━━ DATA LINES

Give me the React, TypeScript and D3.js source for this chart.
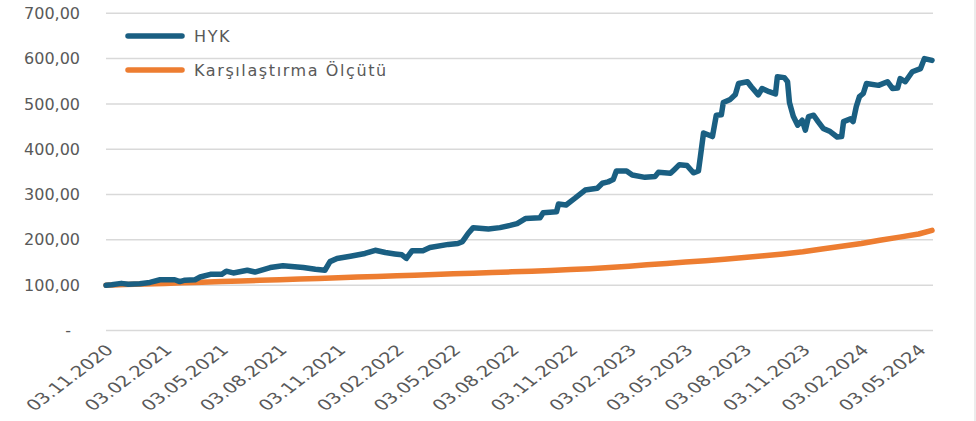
import React from "react";
import * as d3 from "d3";

// HYK fon değeri (tarih, endeks)
const hykDates = [
  "03.11.2020", "12.11.2020", "27.11.2020", "08.12.2020", "26.12.2020", "11.01.2021", "27.01.2021",
  "19.02.2021", "27.02.2021", "07.03.2021", "23.03.2021", "31.03.2021", "16.04.2021", "04.05.2021",
  "11.05.2021", "22.05.2021", "13.06.2021", "25.06.2021", "19.07.2021", "08.08.2021", "09.09.2021",
  "28.09.2021", "13.10.2021", "21.10.2021", "01.11.2021", "22.11.2021", "15.12.2021", "31.12.2021",
  "16.01.2022", "31.01.2022", "11.02.2022", "18.02.2022", "27.02.2022", "16.03.2022", "27.03.2022",
  "25.04.2022", "10.05.2022", "17.05.2022", "21.05.2022", "26.05.2022", "03.06.2022", "27.06.2022",
  "15.07.2022", "31.07.2022", "11.08.2022", "24.08.2022", "16.09.2022", "21.09.2022", "12.10.2022",
  "15.10.2022", "27.10.2022", "10.11.2022", "26.11.2022", "15.12.2022", "23.12.2022", "01.01.2023",
  "09.01.2023", "14.01.2023", "30.01.2023", "08.02.2023", "28.02.2023", "16.03.2023", "21.03.2023",
  "09.04.2023", "15.04.2023", "23.04.2023", "05.05.2023", "15.05.2023", "23.05.2023", "26.05.2023",
  "31.05.2023", "14.06.2023", "20.06.2023", "28.06.2023", "01.07.2023", "12.07.2023", "20.07.2023",
  "25.07.2023", "08.08.2023", "14.08.2023", "25.08.2023", "31.08.2023", "11.09.2023", "21.09.2023",
  "24.09.2023", "05.10.2023", "10.10.2023", "13.10.2023", "19.10.2023", "26.10.2023", "02.11.2023",
  "07.11.2023", "12.11.2023", "20.11.2023", "27.11.2023", "05.12.2023", "16.12.2023", "27.12.2023",
  "03.01.2024", "06.01.2024", "17.01.2024", "21.01.2024", "26.01.2024", "31.01.2024", "06.02.2024",
  "11.02.2024", "01.03.2024", "15.03.2024", "23.03.2024", "31.03.2024", "04.04.2024", "12.04.2024",
  "23.04.2024", "06.05.2024", "12.05.2024", "24.05.2024",
];
const hykValues = [
  100, 101, 104, 102, 103, 106, 112,
  112, 108, 111, 112, 118, 124, 124,
  131, 127, 133, 129, 139, 143, 139,
  135, 133, 152, 159, 164, 170, 177,
  172, 169, 167, 159, 176, 176, 183,
  190, 192, 196, 204, 214, 227, 224,
  227, 232, 236, 247, 249, 260, 262,
  279, 277, 292, 310, 314, 325, 328,
  333, 352, 352, 343, 338, 340, 349,
  347, 355, 366, 364, 348, 352, 383,
  436, 428, 475, 476, 503, 510, 521,
  545, 549, 538, 520, 534, 527, 522,
  560, 558, 549, 503, 473, 453, 464,
  442, 472, 475, 461, 446, 439, 427,
  428, 461, 467, 461, 494, 516, 523,
  545, 541, 549, 534, 535, 556, 549,
  571, 578, 600, 596,
];

// Karşılaştırma ölçütü (aylık)
const benchDates = [
  "03.11.2020", "03.12.2020", "03.01.2021", "03.02.2021", "03.03.2021", "03.04.2021", "03.05.2021",
  "03.06.2021", "03.07.2021", "03.08.2021", "03.09.2021", "03.10.2021", "03.11.2021", "03.12.2021",
  "03.01.2022", "03.02.2022", "03.03.2022", "03.04.2022", "03.05.2022", "03.06.2022", "03.07.2022",
  "03.08.2022", "03.09.2022", "03.10.2022", "03.11.2022", "03.12.2022", "03.01.2023", "03.02.2023",
  "03.03.2023", "03.04.2023", "03.05.2023", "03.06.2023", "03.07.2023", "03.08.2023", "03.09.2023",
  "03.10.2023", "03.11.2023", "03.12.2023", "03.01.2024", "03.02.2024", "03.03.2024", "03.04.2024",
  "03.05.2024", "24.05.2024",
];
const benchValues = [
  100, 101.3, 102.6, 103.9, 105.2, 106.5, 107.9,
  109.3, 110.7, 112.1, 113.5, 115, 116.5, 117.9,
  119.3, 120.7, 122.1, 123.5, 125, 126.5, 128,
  129.5, 131, 132.5, 134.5, 136.5, 139, 142,
  145, 148, 151, 154, 157, 161, 165,
  169, 174, 180, 186, 192, 199, 206,
  213, 221,
];

const xTickLabels = [
  "03.11.2020", "03.02.2021", "03.05.2021", "03.08.2021", "03.11.2021",
  "03.02.2022", "03.05.2022", "03.08.2022", "03.11.2022", "03.02.2023",
  "03.05.2023", "03.08.2023", "03.11.2023", "03.02.2024", "03.05.2024",
];
const yTicks = [0, 100, 200, 300, 400, 500, 600, 700];

const seriesNames = ["HYK", "Karşılaştırma Ölçütü"];
const seriesColors = ["#1A5F82", "#ED7D31"];

const parse = d3.timeParse("%d.%m.%Y");
const font = "'DejaVu Sans', sans-serif";
const textColor = "#595959";

const App = () => {
  const width = 976;
  const height = 421;

  const hyk = hykDates.map((d, i) => ({ date: parse(d) as Date, value: hykValues[i] }));
  const bench = benchDates.map((d, i) => ({ date: parse(d) as Date, value: benchValues[i] }));

  const x = d3
    .scaleTime()
    .domain([parse(hykDates[0]) as Date, parse(hykDates[hykDates.length - 1]) as Date])
    .range([106, 932]);

  const y = d3.scaleLinear().domain([0, 700]).range([330.5, 13.3]);

  const line = d3
    .line<{ date: Date; value: number }>()
    .x(d => x(d.date))
    .y(d => y(d.value));

  const fmt = (v: number) => (v === 0 ? "-" : d3.format(".2f")(v).replace(".", ","));

  return (
    <svg
      width={width}
      height={height}
      style={{ position: "absolute", left: 0, top: 0, background: "#fff" }}
    >
      {yTicks.map(t => (
        <g key={t}>
          <line x1={106} x2={933} y1={y(t)} y2={y(t)} stroke="#D9D9D9" strokeWidth={1.5} />
          <text
            x={t === 0 ? 71 : 80}
            y={y(t)}
            dy="0.35em"
            textAnchor="end"
            fontFamily={font}
            fontSize={16}
            fill={textColor}
          >
            {fmt(t)}
          </text>
        </g>
      ))}

      {xTickLabels.map(l => {
        const px = x(parse(l) as Date);
        return (
          <text
            key={l}
            transform={`translate(${px - 2},${343}) scale(1.32,1) rotate(-45)`}
            textAnchor="end"
            dy="0.75em"
            fontFamily={font}
            fontSize={15}
            fill={textColor}
          >
            {l}
          </text>
        );
      })}

      <path
        d={line(bench) ?? ""}
        fill="none"
        stroke={seriesColors[1]}
        strokeWidth={5.5}
        strokeLinejoin="round"
        strokeLinecap="round"
      />
      <path
        d={line(hyk) ?? ""}
        fill="none"
        stroke={seriesColors[0]}
        strokeWidth={5.5}
        strokeLinejoin="round"
        strokeLinecap="round"
      />

      {seriesNames.map((name, i) => (
        <g key={name} transform={`translate(0,${36 + i * 34})`}>
          <line x1={128} x2={182} y1={0} y2={0} stroke={seriesColors[i]} strokeWidth={5.5} strokeLinecap="round" />
          <text x={194} y={0} dy="0.36em" fontFamily={font} fontSize={16} letterSpacing={1.6} fill={textColor}>
            {name}
          </text>
        </g>
      ))}

      <line x1={975} x2={975} y1={0} y2={height} stroke="#D9D9D9" strokeWidth={1} />
    </svg>
  );
};

export default App;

━━━━

● EXERCISE TASK
Repeat, exactly and in full, each line from the start of the data to the line that contains "import * as". Pictures do not go in.

● FULL SOLUTION
Give me the React, TypeScript and D3.js source for this chart.
import React from "react";
import * as d3 from "d3";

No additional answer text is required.